One remarkable thing about Princess Nest was the fact that she was intimately related to both sides in the brutal conquest of Wales. At one point, she lived through a three-way battle between her brother (leading the rebels), her husband (attempting to suppress them) and her mother’s cousin who was also her past lover (representing the King, another ex-lover of hers). This fact has allowed me to inject layers of ambiguity into Nesta’s closest relationships. The Nesta of my novel hides her own thoughts whilst she flatters and ensnares those around her, constantly trying to plan contingencies and manipulate whoever she needs to help her survive, never sure which of her close relations is going to triumph or be killed at any given moment. She is good at saying the right thing; she understands how to appeal to men (and how to provoke and torture them).

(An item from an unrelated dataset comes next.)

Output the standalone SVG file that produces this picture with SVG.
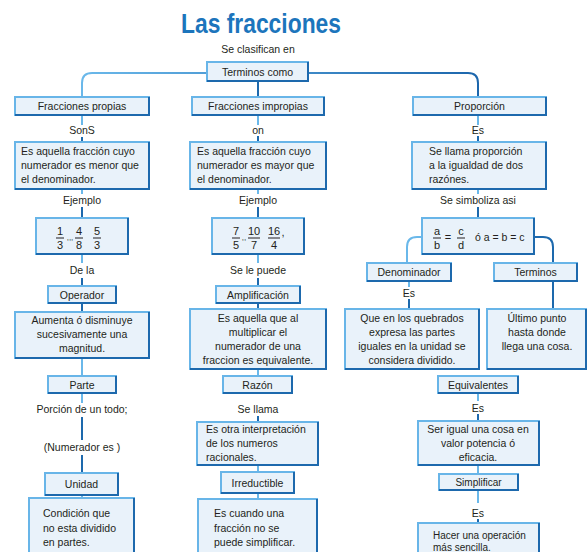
<svg xmlns="http://www.w3.org/2000/svg" width="588" height="552" viewBox="0 0 588 552">
<defs>
<linearGradient id="hg" gradientUnits="userSpaceOnUse" x1="82" y1="0" x2="478" y2="0">
<stop offset="0" stop-color="#6ab8ea"/><stop offset="1" stop-color="#1c66ac"/>
</linearGradient>
<style>
.bx{fill:#e9f2fa;stroke:#68b5e8;stroke-width:2}
.bd{fill:none;stroke:#1d69ad;stroke-width:2}
.t{font-family:"Liberation Sans",Arial,sans-serif;font-size:10.5px;fill:#231f20}
.c{text-anchor:middle}
.f{font-family:"Liberation Sans",Arial,sans-serif;font-size:11px;fill:#231f20;text-anchor:middle}
.fb{stroke:#231f20;stroke-width:1}
.lt{fill:none;stroke:#6ab8ea;stroke-width:2}
.dk{fill:none;stroke:#1d69ad;stroke-width:2}
.title{font-family:"Liberation Sans",Arial,sans-serif;font-weight:bold;font-size:27px;fill:#1c75bc;text-anchor:middle}
</style>
</defs>

<text class="title" x="261" y="33" textLength="160" lengthAdjust="spacingAndGlyphs">Las fracciones</text>
<text class="t c" x="258" y="53">Se clasifican en</text>

<g id="connectors">
<path d="M207,73 H92 Q82,73 82,83 V97" fill="none" stroke="url(#hg)" stroke-width="2"/>
<path d="M308,73 H468 Q478,73 478,83 V97" fill="none" stroke="url(#hg)" stroke-width="2"/>
<path class="dk" d="M258,81 V97"/>
<!-- col1 -->
<path class="lt" d="M82,115 V125"/><path class="dk" d="M82,137 V142"/>
<path class="lt" d="M82,189 V194"/><path class="dk" d="M82,207 V218"/>
<path class="lt" d="M82,254 V263"/><path class="dk" d="M82,278 V286"/>
<path class="dk" d="M82,303 V312"/>
<path class="lt" d="M82,358 V376"/>
<path class="lt" d="M82,393 V403"/>
<path class="dk" d="M82,417 V440"/>
<path class="dk" d="M82,455 V473"/>
<path class="lt" d="M82,495 V498"/>
<!-- col2 -->
<path class="lt" d="M258,115 V125"/><path class="dk" d="M258,136 V142"/>
<path class="lt" d="M258,189 V194"/><path class="dk" d="M258,207 V218"/>
<path class="lt" d="M258,254 V263"/><path class="dk" d="M258,278 V286"/>
<path class="dk" d="M258,303 V309"/>
<path class="lt" d="M258,369 V376"/>
<path class="dk" d="M258,416 V422"/>
<path class="lt" d="M258,465 V472"/>
<path class="lt" d="M258,493 V499"/>
<!-- col3 -->
<path class="lt" d="M478,115 V125"/><path class="dk" d="M478,136 V142"/>
<path class="lt" d="M478,189 V194"/><path class="dk" d="M478,207 V218"/>
<path class="lt" d="M422,237 H417 Q407,237 407,247 V263"/>
<path class="dk" d="M534,237 H543 Q553,237 553,247 V263"/>
<path class="lt" d="M409,281 V287"/><path class="dk" d="M409,299 V309"/>
<path class="dk" d="M553,281 V309"/>
<path class="lt" d="M478,393 V401"/><path class="dk" d="M478,414 V421"/>
<path class="lt" d="M478,465 V474"/>
<path class="lt" d="M478,490 V503"/><path class="dk" d="M478,519 V523"/>
</g>

<g id="labels">
<text class="t c" x="82" y="134">SonS</text>
<text class="t c" x="82" y="204">Ejemplo</text>
<text class="t c" x="82" y="274">De la</text>
<text class="t c" x="82" y="413">Porción de un todo;</text>
<text class="t c" x="82" y="451">(Numerador es )</text>
<text class="t c" x="258" y="134">on</text>
<text class="t c" x="258" y="204">Ejemplo</text>
<text class="t c" x="258" y="274">Se le puede</text>
<text class="t c" x="258" y="413">Se llama</text>
<text class="t c" x="478" y="134">Es</text>
<text class="t c" x="478" y="204">Se simboliza asi</text>
<text class="t c" x="409" y="297">Es</text>
<text class="t c" x="478" y="412">Es</text>
<text class="t c" x="478" y="517">Es</text>
</g>

<g id="terminos-como"><rect class="bx" x="207" y="62" width="101" height="19"/><path class="bd" d="M308,62 V81 H207"/><text class="t c" x="257.5" y="75.5">Terminos como</text></g>

<g id="fracciones-propias"><rect class="bx" x="15" y="97" width="134" height="18"/><path class="bd" d="M149,97 V115 H15"/><text class="t c" x="82" y="110">Fracciones propias</text></g>
<g id="fracciones-impropias"><rect class="bx" x="192" y="97" width="132" height="18"/><path class="bd" d="M324,97 V115 H192"/><text class="t c" x="258" y="110">Fracciones impropias</text></g>
<g id="proporcion"><rect class="bx" x="413" y="97" width="133" height="18"/><path class="bd" d="M546,97 V115 H413"/><text class="t c" x="479.5" y="110">Proporción</text></g>

<!-- column 1 -->
<g id="def-propias"><rect class="bx" x="15" y="142" width="134" height="47"/><path class="bd" d="M149,142 V189 H15"/>
<text class="t" x="21" y="155">Es aquella fracción cuyo</text><text class="t" x="21" y="169">numerador es menor que</text><text class="t" x="21" y="183">el denominador.</text></g>
<g id="ej-propias"><rect class="bx" x="36" y="218" width="92" height="36"/><path class="bd" d="M128,218 V254 H36"/>
<text class="f" x="60" y="235">1</text><line class="fb" x1="56" y1="238" x2="64" y2="238"/><text class="f" x="60" y="249">3</text>
<text class="f" x="70" y="240" style="font-size:8px">,,,</text>
<text class="f" x="79" y="235">4</text><line class="fb" x1="75" y1="238" x2="83" y2="238"/><text class="f" x="79" y="249">8</text>
<text class="f" x="97" y="235">5</text><line class="fb" x1="93" y1="238" x2="101" y2="238"/><text class="f" x="97" y="249">3</text></g>
<g id="operador"><rect class="bx" x="48" y="286" width="68" height="17"/><path class="bd" d="M116,286 V303 H48"/><text class="t c" x="82" y="298.5">Operador</text></g>
<g id="def-operador"><rect class="bx" x="15" y="312" width="134" height="46"/><path class="bd" d="M149,312 V358 H15"/>
<text class="t c" x="82" y="324">Aumenta ó disminuye</text><text class="t c" x="82" y="338">sucesivamente una</text><text class="t c" x="82" y="352">magnitud.</text></g>
<g id="parte"><rect class="bx" x="48" y="376" width="68" height="17"/><path class="bd" d="M116,376 V393 H48"/><text class="t c" x="82" y="388.5">Parte</text></g>
<g id="unidad"><rect class="bx" x="45" y="473" width="73" height="22"/><path class="bd" d="M118,473 V495 H45"/><text class="t c" x="81.5" y="488">Unidad</text></g>
<g id="def-unidad"><rect class="bx" x="29" y="498" width="105" height="62"/><path class="bd" d="M134,498 V560"/>
<text class="t" x="43" y="517">Condición que</text><text class="t" x="43" y="532">no esta dividido</text><text class="t" x="43" y="546">en partes.</text></g>

<!-- column 2 -->
<g id="def-impropias"><rect class="bx" x="190" y="142" width="136" height="47"/><path class="bd" d="M326,142 V189 H190"/>
<text class="t" x="197" y="155">Es aquella fracción cuyo</text><text class="t" x="197" y="169">numerador es mayor que</text><text class="t" x="197" y="183">el denominador.</text></g>
<g id="ej-impropias"><rect class="bx" x="212" y="218" width="92" height="36"/><path class="bd" d="M304,218 V254 H212"/>
<text class="f" x="236" y="235">7</text><line class="fb" x1="232" y1="238" x2="240" y2="238"/><text class="f" x="236" y="249">5</text>
<text class="f" x="244" y="240" style="font-size:8px">,,</text>
<text class="f" x="254" y="235">10</text><line class="fb" x1="248" y1="238" x2="260" y2="238"/><text class="f" x="254" y="249">7</text>
<text class="f" x="274" y="235">16</text><line class="fb" x1="268" y1="238" x2="280" y2="238"/><text class="f" x="274" y="249">4</text>
<text class="f" x="283" y="236">,</text></g>
<g id="amplificacion"><rect class="bx" x="216" y="286" width="84" height="17"/><path class="bd" d="M300,286 V303 H216"/><text class="t c" x="258" y="298.5">Amplificación</text></g>
<g id="def-amplificacion"><rect class="bx" x="190" y="309" width="136" height="60"/><path class="bd" d="M326,309 V369 H190"/>
<text class="t c" x="258" y="322">Es aquella que al</text><text class="t c" x="258" y="336">multiplicar el</text><text class="t c" x="258" y="350">numerador de una</text><text class="t c" x="258" y="364">fraccion es equivalente.</text></g>
<g id="razon"><rect class="bx" x="223" y="376" width="69" height="17"/><path class="bd" d="M292,376 V393 H223"/><text class="t c" x="257.5" y="388.5">Razón</text></g>
<g id="def-razon"><rect class="bx" x="197" y="422" width="121" height="43"/><path class="bd" d="M318,422 V465 H197"/>
<text class="t" x="206" y="433">Es otra interpretación</text><text class="t" x="206" y="447">de los numeros</text><text class="t" x="206" y="461">racionales.</text></g>
<g id="irreductible"><rect class="bx" x="221" y="472" width="73" height="21"/><path class="bd" d="M294,472 V493 H221"/><text class="t c" x="257.5" y="486.5">Irreductible</text></g>
<g id="def-irreductible"><rect class="bx" x="198" y="499" width="119" height="62"/><path class="bd" d="M317,499 V561"/>
<text class="t" x="214" y="517">Es cuando una</text><text class="t" x="214" y="532">fracción no se</text><text class="t" x="214" y="546">puede simplificar.</text></g>

<!-- column 3 -->
<g id="def-proporcion"><rect class="bx" x="412" y="142" width="134" height="47"/><path class="bd" d="M546,142 V189 H412"/>
<text class="t" x="429" y="155">Se llama proporción</text><text class="t" x="429" y="169">a la igualdad de dos</text><text class="t" x="429" y="183">razónes.</text></g>
<g id="formula"><rect class="bx" x="422" y="218" width="112" height="36"/><path class="bd" d="M534,218 V254 H422"/>
<text class="f" x="437" y="235">a</text><line class="fb" x1="433" y1="238" x2="441" y2="238"/><text class="f" x="437" y="249">b</text>
<text class="f" x="448" y="241">=</text>
<text class="f" x="461" y="235">c</text><line class="fb" x1="457" y1="238" x2="465" y2="238"/><text class="f" x="461" y="249">d</text>
<text class="t" x="475" y="241">ó  a = b = c</text></g>
<g id="denominador"><rect class="bx" x="367" y="263" width="84" height="18"/><path class="bd" d="M451,263 V281 H367"/><text class="t c" x="409" y="276">Denominador</text></g>
<g id="terminos"><rect class="bx" x="494" y="263" width="83" height="18"/><path class="bd" d="M577,263 V281 H494"/><text class="t c" x="535.5" y="276">Terminos</text></g>
<g id="def-denominador"><rect class="bx" x="345" y="309" width="134" height="60"/><path class="bd" d="M479,309 V369 H345"/>
<text class="t c" x="412" y="322">Que en los quebrados</text><text class="t c" x="412" y="336">expresa las partes</text><text class="t c" x="412" y="350">iguales en la unidad se</text><text class="t c" x="412" y="364">considera dividido.</text></g>
<g id="def-terminos"><rect class="bx" x="487" y="309" width="99" height="60"/><path class="bd" d="M586,309 V369 H487"/>
<text class="t c" x="537" y="322">Último punto</text><text class="t c" x="537" y="336">hasta donde</text><text class="t c" x="537" y="350">llega una cosa.</text></g>
<g id="equivalentes"><rect class="bx" x="438" y="376" width="80" height="17"/><path class="bd" d="M518,376 V393 H438"/><text class="t c" x="478" y="388.5">Equivalentes</text></g>
<g id="def-equivalentes"><rect class="bx" x="418" y="421" width="121" height="44"/><path class="bd" d="M539,421 V465 H418"/>
<text class="t c" x="478" y="433">Ser igual una cosa en</text><text class="t c" x="478" y="447">valor potencia ó</text><text class="t c" x="478" y="461">eficacia.</text></g>
<g id="simplificar"><rect class="bx" x="439" y="474" width="79" height="16"/><path class="bd" d="M518,474 V490 H439"/><text class="t c" x="478.5" y="486" style="font-size:10px">Simplificar</text></g>
<g id="def-simplificar"><rect class="bx" x="418" y="523" width="121" height="40"/><path class="bd" d="M539,523 V563"/>
<text class="t" x="433" y="539" style="font-size:10px">Hacer una operación</text><text class="t" x="433" y="551" style="font-size:10px">más sencilla.</text></g>
</svg>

A mysterious and unreliable narrator

Finally, and most importantly, there are far too many things that we do not know about Princess Nest. Historians have no idea what happened to Nest’s mother when Deheubarth was conquered – she simply vanishes from the record. Both the Prince of Powys and the Sheriff of Pembroke had sons of whom Nest was the alleged mother – but the truth of their parentage is shrouded by time. So, I decided to make the Nesta in my novel a mysterious figure. If I, despite my immense curiosity, cannot discover the missing facts about Princess Nest – well then, my readers cannot know either. In the book, Nesta is an unreliable narrator – she drops hints, but she also tells lies. Many key things which Angharad would love to know about her mother are obscured by gossip and rumour, scandal and accusation. Like Angharad, I wish they weren’t.

So, there we have it – this is how the character of Nesta was born, a woman who, as Angharad says, is ‘a riddle … mercurial, as fickle and elusive as a roe deer, sometimes happy beyond reason, often plunged into sorrow with no apparent cause’.

I would have enjoyed knowing Princess Nest. I am not sure I would have liked her much – and vice versa – but she was undoubtedly a remarkable woman: the type for whom people willingly surrender their lives.